Ich schüttele resigniert den Kopf, als könnte ich damit die Geister der Vergangenheit vertreiben.
"Der Kongo hat mich damals verändert. ... Er hat mich BERÜHRT!" Mich schaudert angesichts der Mehrdeutigkeit dieser Aussage und ich verdränge das Bild der pulsierenden schwarzen Adern aus meinen Gedanken.
"Ayana erinnert mich an eine Begebenheit im Kongo ...
... an eine afrikanische Frau ...
... den TOD einer afrikanischen Frau. ...
... Ich habe noch eine Rechnung offen ... eine Schuld zu begleichen, weil ich dieser Frau nicht helfen konnte ...
... und ich habe das Gefühl, dass Ayana der Schlüssel sein könnte, um diese Fessel zu lösen, die ich seit bald vierzig Jahren mit mir herumschleppe."
Ich blicke Ove ernst an:
"Ich verstehe es, wenn Du weglaufen möchtest ... wenn Du mit Kristine schnellstmöglich das Weite suchst ... Ihr beiden seid noch jung! Und ich selbst bin die meiste Zeit meines Lebens davongelaufen ... vor meine Erinnerungen ... vor dem, was ich im Kongo gefunden habe ... vor dem Tod.
Aber mein Weg ist bald zuende. ... Ich will nicht mehr fortlaufen.
Ich habe mich dem Tod im Pentonville Prison gestellt und ihm getrotzt. Und ich habe daraus gelernt, dass ich mit der Vergangenheit nur abschließen kann, wenn ich ihr entgegentrete, nicht wenn ich davonlaufe. Was bedeutet es für mich schon noch, wenn ich durch eine Flucht noch paar Monate oder wenige Jahre gewinnen sollte? Was ich will, sind Antworten! Ich will verstehen, was in London geschehen ist und davor. Ich will wissen, warum 'La Main Droit' Matilde verfolgt und gequält hat, damit ich ihr vielleicht doch noch helfen kann. Ich will wissen, was in der Änderungsschneiderei mit mir geschehen ist. Ich will WISSEN! ... Und glaube mir, niemand ist sich mehr bewusst als ich, dass das WISSEN, nach dem ich strebe, keine Heilsbotschaft ist. ..."
"Nein, es ist ein VIRUS ... ohne Chance auf Heilung!", stelle ich nur in Gedanken klar. An Ove gewandt resümiere ich lediglich:
"... Aber ich kann nicht so weitermachen wie bisher. Ich bereue es, mein Leben lang fortgelaufen zu sein.

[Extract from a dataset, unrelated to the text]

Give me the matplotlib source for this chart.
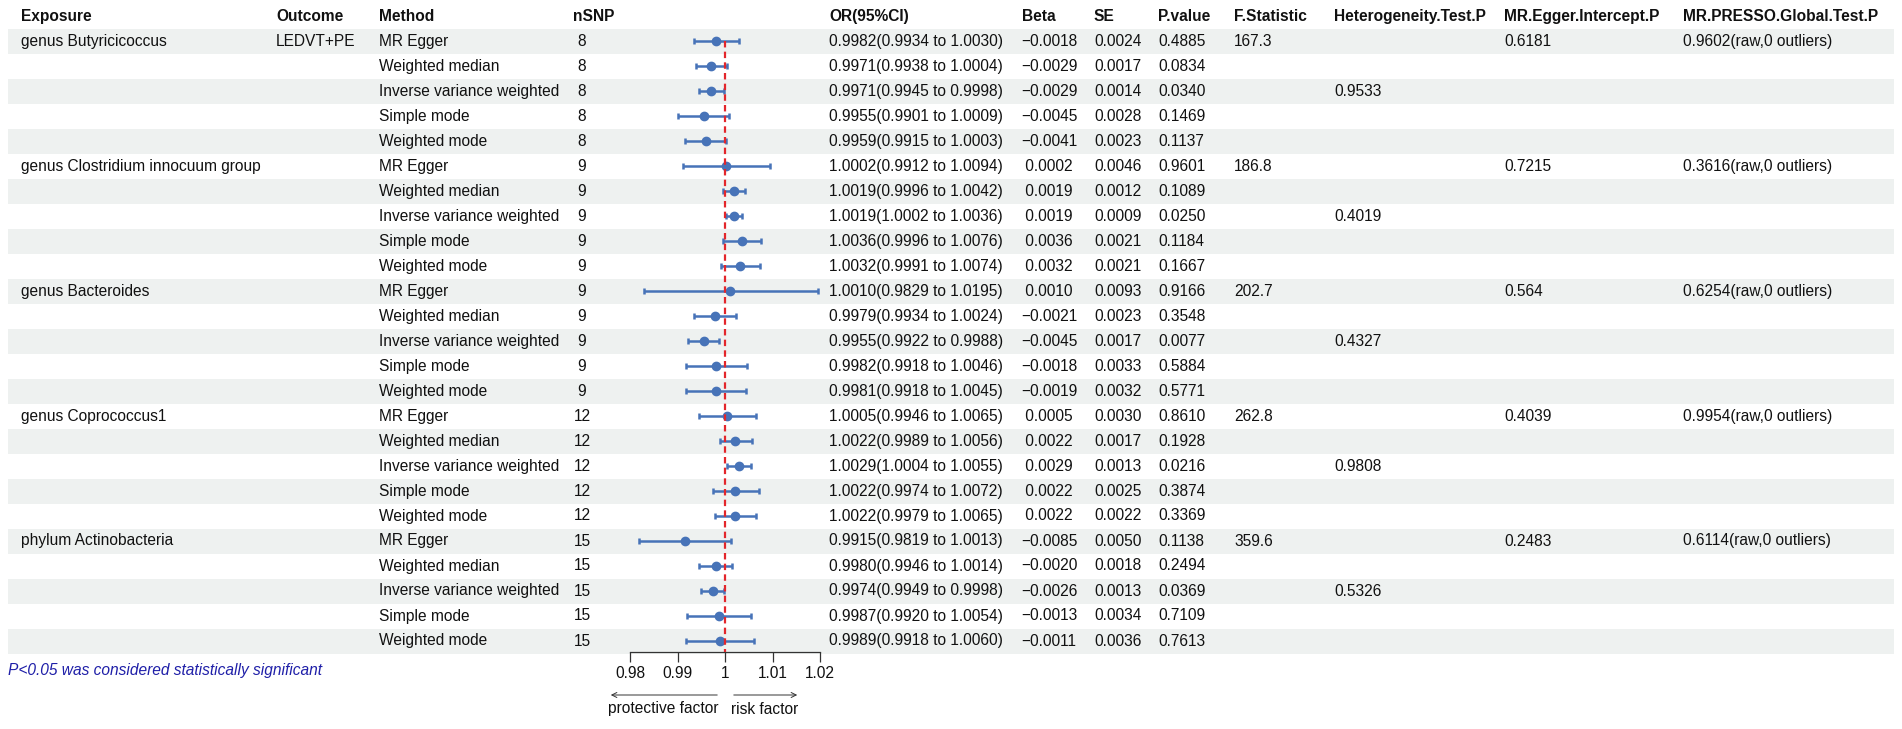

Du musst entscheiden, ob Du um den Moment willen fliehen willst oder ob Du der Gefahr ins Auge blicken und kämpfen willst. Egal, wie Du Dich entscheidest, ich werde Dich verstehen und Dir helfen, wenn ich es vermag. Du kannst mit Kristine fortgehen ... aber ... es tut mir aufrichtig leid, Dir das sagen zu müssen ... wo auch immer Ihr hingeht ... ich fürchte, das hier wird Euch früher oder später wieder einholen.
Ihr würdet ÜBERLEBEN, aber Ihr könntet nie wirklich LEBEN. Ihr würdet immer fruchtsam über Eure Schultern blicken und könntet an keinem Ort in Ruhe etwas Beständiges aufbauen."
"Wie soll man auf der Flucht an Kinder denken? Wie kann man auf der Flucht eine Liebe leben? Ich konnte es nicht ...", erinnere ich mich.
"Glaub mir, ich weiß wovon ich rede!", schließe ich traurig meinen Monolog, worauf es am Tisch still wird. Erst nach einer kleinen Weile traue ich mich, Ove wieder in die Augen zu sehen.